Funny conceit, and “Why reinvent the wheel as a triangle,” I might have to steal that. From myself.
Every time someone orders an espresso-based drink at Job #2, I make a mess. The espresso cakes onto the filter, the milk gets on the pitcher, thermometer, and steam wand, and everything dribbles. Between customers, it’s a game of resetting myself back to zero, cleaning everything, getting it all back in place, being ready to make the next mess. I often think of the Subservient Chicken and how after completing your task, he’d go back to his at-rest position.
I was working a university desk job, and based on that description, you can guess what my second job was. I had to look up Subservient Chicken top remember, but it was a Burger King ad campaign where you typed a request and a guy in a chicken suit did it (mostly). That’s what we call a Dated Reference.
And ten days after our robbery, I’m pretty much reset back to zero. All of the day’s annoying tasks revolve around resetting the apartment, but I’m pretty much in the clear, and done feeling sorry for myself. Thanks for bearing with me.
Right, our house was broken into, lost a couple computers, cameras, jar of change. It was less than a year back in Boston from LA, it was a fairly fraught time, the break-in rattled us good. Also, it was the post-CD/pre-streaming era, The Age of the iPod, so the stolen computer meant a lot of (stolen) music was stolen.

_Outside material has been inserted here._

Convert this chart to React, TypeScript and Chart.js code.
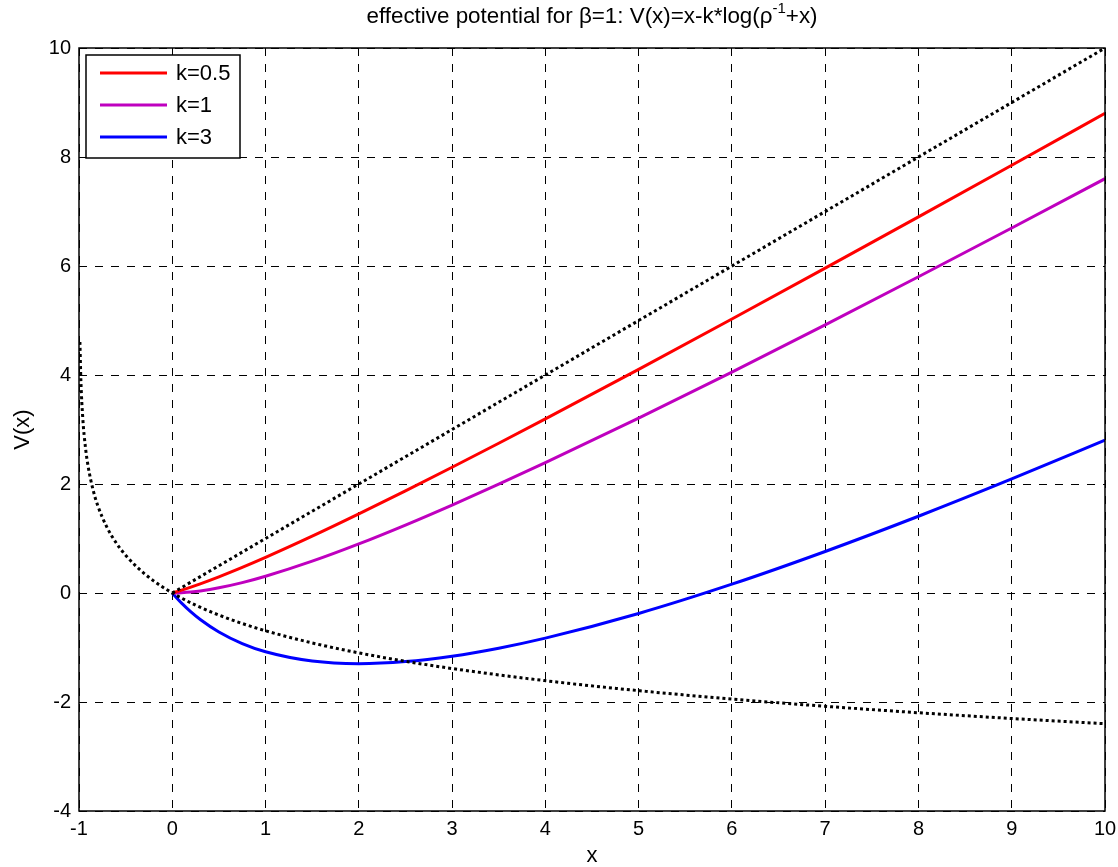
import { useEffect, useRef } from "react";
import { Chart, registerables } from "chart.js";

Chart.register(...registerables);

// ---- data ----
const kX = [0, 0.05, 0.1, 0.2, 0.3, 0.5, 0.75, 1, 1.5, 2, 2.5, 3, 3.5, 4, 5, 6, 7, 8, 9, 10];
const k05 = [0, 0.026, 0.052, 0.109, 0.169, 0.297, 0.47, 0.653, 1.042, 1.451, 1.874, 2.307, 2.748, 3.195, 4.104, 5.027, 5.96, 6.901, 7.849, 8.801];
const k1 = [0, 0.001, 0.005, 0.018, 0.038, 0.095, 0.19, 0.307, 0.584, 0.901, 1.247, 1.614, 1.996, 2.391, 3.208, 4.054, 4.921, 5.803, 6.697, 7.602];
const k3 = [0, -0.096, -0.186, -0.347, -0.487, -0.716, -0.929, -1.079, -1.249, -1.296, -1.258, -1.159, -1.012, -0.828, -0.375, 0.162, 0.762, 1.408, 2.092, 2.806];

const diagX = [0, 10];
const diagY = [0, 10];

const logX = [-0.99, -0.98, -0.96, -0.93, -0.9, -0.85, -0.8, -0.7, -0.6, -0.5, -0.4, -0.3, -0.2, -0.1, 0, 0.25, 0.5, 0.75, 1, 1.5, 2, 2.5, 3, 4, 5, 6, 7, 8, 9, 10];
const logY = [4.605, 3.912, 3.219, 2.659, 2.303, 1.897, 1.609, 1.204, 0.916, 0.693, 0.511, 0.357, 0.223, 0.105, 0, -0.223, -0.405, -0.56, -0.693, -0.916, -1.099, -1.253, -1.386, -1.609, -1.792, -1.946, -2.079, -2.197, -2.303, -2.398];

const seriesLabels = ["k=0.5", "k=1", "k=3"];
const seriesColors = ["#ff0000", "#bf00bf", "#0000ff"];

const xMin = -1;
const xMax = 10;
const xStep = 1;
const yMin = -4;
const yMax = 10;
const yStep = 2;

const titleMain = "effective potential for \u03B2=1: V(x)=x-k*log(\u03C1";
const titleSup = "-1";
const titleEnd = "+x)";
const xLabel = "x";
const yLabel = "V(x)";

const FONT = "'Liberation Sans', Arial, Helvetica, sans-serif";

const pts = (xs: number[], ys: number[]) => xs.map((x, i) => ({ x, y: ys[i] }));

const boxPlugin = {
  id: "boxPlugin",
  afterDatasetsDraw(chart: any) {
    const { ctx, chartArea } = chart;
    const { left, top, right, bottom } = chartArea;
    ctx.save();
    ctx.strokeStyle = "#000";
    ctx.lineWidth = 1.5;
    ctx.strokeRect(left, top, right - left, bottom - top);
    ctx.restore();
  },
};

const legendPlugin = {
  id: "insideLegend",
  afterDraw(chart: any) {
    const { ctx, chartArea } = chart;
    const bx = chartArea.left + 7;
    const by = chartArea.top + 7;
    const bw = 154;
    const bh = 103;
    ctx.save();
    ctx.fillStyle = "#fff";
    ctx.fillRect(bx, by, bw, bh);
    ctx.strokeStyle = "#000";
    ctx.lineWidth = 1.5;
    ctx.strokeRect(bx, by, bw, bh);
    ctx.font = `22px ${FONT}`;
    ctx.textBaseline = "middle";
    ctx.textAlign = "left";
    seriesLabels.forEach((lab, i) => {
      const y = by + 18 + i * 32;
      ctx.strokeStyle = seriesColors[i];
      ctx.lineWidth = 3;
      ctx.beginPath();
      ctx.moveTo(bx + 14, y);
      ctx.lineTo(bx + 81, y);
      ctx.stroke();
      ctx.fillStyle = "#000";
      ctx.fillText(lab, bx + 90, y + 1);
    });
    ctx.restore();
  },
};

const titlePlugin = {
  id: "supTitle",
  afterDraw(chart: any) {
    const { ctx, chartArea } = chart;
    const cx = (chartArea.left + chartArea.right) / 2;
    const base = 23;
    ctx.save();
    ctx.fillStyle = "#000";
    ctx.textBaseline = "alphabetic";
    ctx.textAlign = "left";
    const mainFont = `22.4px ${FONT}`;
    const supFont = `15px ${FONT}`;
    ctx.font = mainFont;
    const w1 = ctx.measureText(titleMain).width;
    const w3 = ctx.measureText(titleEnd).width;
    ctx.font = supFont;
    const w2 = ctx.measureText(titleSup).width;
    let x = cx - (w1 + w2 + w3) / 2;
    ctx.font = mainFont;
    ctx.fillText(titleMain, x, base);
    x += w1;
    ctx.font = supFont;
    ctx.fillText(titleSup, x, base - 10);
    x += w2;
    ctx.font = mainFont;
    ctx.fillText(titleEnd, x, base);
    ctx.restore();
  },
};

export default function App() {
  const ref = useRef<HTMLCanvasElement>(null);

  useEffect(() => {
    document.body.style.margin = "0";
    const canvas = ref.current!;
    const chart = new Chart(canvas, {
      type: "line",
      data: {
        datasets: [
          {
            label: "x",
            data: pts(diagX, diagY),
            borderColor: "#000",
            borderWidth: 3,
            borderDash: [3, 3],
            pointRadius: 0,
            fill: false,
          },
          {
            label: "-log(1+x)",
            data: pts(logX, logY),
            borderColor: "#000",
            borderWidth: 3,
            borderDash: [3, 3],
            pointRadius: 0,
            fill: false,
            cubicInterpolationMode: "monotone",
          },
          ...seriesLabels.map((lab, i) => ({
            label: lab,
            data: pts(kX, [k05, k1, k3][i]),
            borderColor: seriesColors[i],
            borderWidth: 3,
            pointRadius: 0,
            fill: false,
            cubicInterpolationMode: "monotone" as const,
          })),
        ],
      },
      options: {
        animation: false,
        responsive: false,
        maintainAspectRatio: false,
        layout: { padding: { top: 48, right: 13, left: 0, bottom: 0 } },
        plugins: {
          legend: { display: false },
          title: { display: false },
          tooltip: { enabled: false },
        },
        scales: {
          x: {
            type: "linear",
            min: xMin,
            max: xMax,
            afterFit: (s: any) => {
              s.height = 56;
              s.paddingLeft = 0;
              s.paddingRight = 0;
            },
            ticks: {
              stepSize: xStep,
              color: "#000",
              padding: 6,
              maxRotation: 0,
              font: { family: FONT, size: 20 },
            },
            grid: { color: "#000", lineWidth: 1, drawTicks: false },
            border: { display: false, dash: [8, 8] },
            title: {
              display: true,
              text: xLabel,
              color: "#000",
              font: { family: FONT, size: 22, lineHeight: 1 },
              padding: { top: 0, bottom: 0 },
            },
          },
          y: {
            type: "linear",
            min: yMin,
            max: yMax,
            afterFit: (s: any) => {
              s.width = 79;
              s.paddingTop = 0;
              s.paddingBottom = 0;
            },
            ticks: {
              stepSize: yStep,
              color: "#000",
              padding: 8,
              font: { family: FONT, size: 20 },
            },
            grid: { color: "#000", lineWidth: 1, drawTicks: false },
            border: { display: false, dash: [8, 8] },
            title: {
              display: true,
              text: yLabel,
              color: "#000",
              font: { family: FONT, size: 22, lineHeight: 1 },
              padding: { top: 12, bottom: 0 },
            },
          },
        },
      },
      plugins: [boxPlugin, legendPlugin, titlePlugin],
    } as any);
    return () => chart.destroy();
  }, []);

  return (
    <div style={{ width: 1118, height: 867, position: "relative" }}>
      <canvas ref={ref} width={1118} height={867} style={{ display: "block" }} />
    </div>
  );
}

I hope the thieves at least appreciate the music collection they now possess. Do they know those Feelies albums are mostly out of print, that the “Party Mix” playlist will absolutely slay at any social gathering, and that the balance of blues, soul, garage, indie rock, jazz, classic hip hop, and' ’80s pop will instantly make them to coolest kids in class? Of course not.
Most of the music was backed up, so its descendent collection now live on an external hard drive. And streaming made 95% of it vaguely useless. But that other 5%, it’s all pure gold.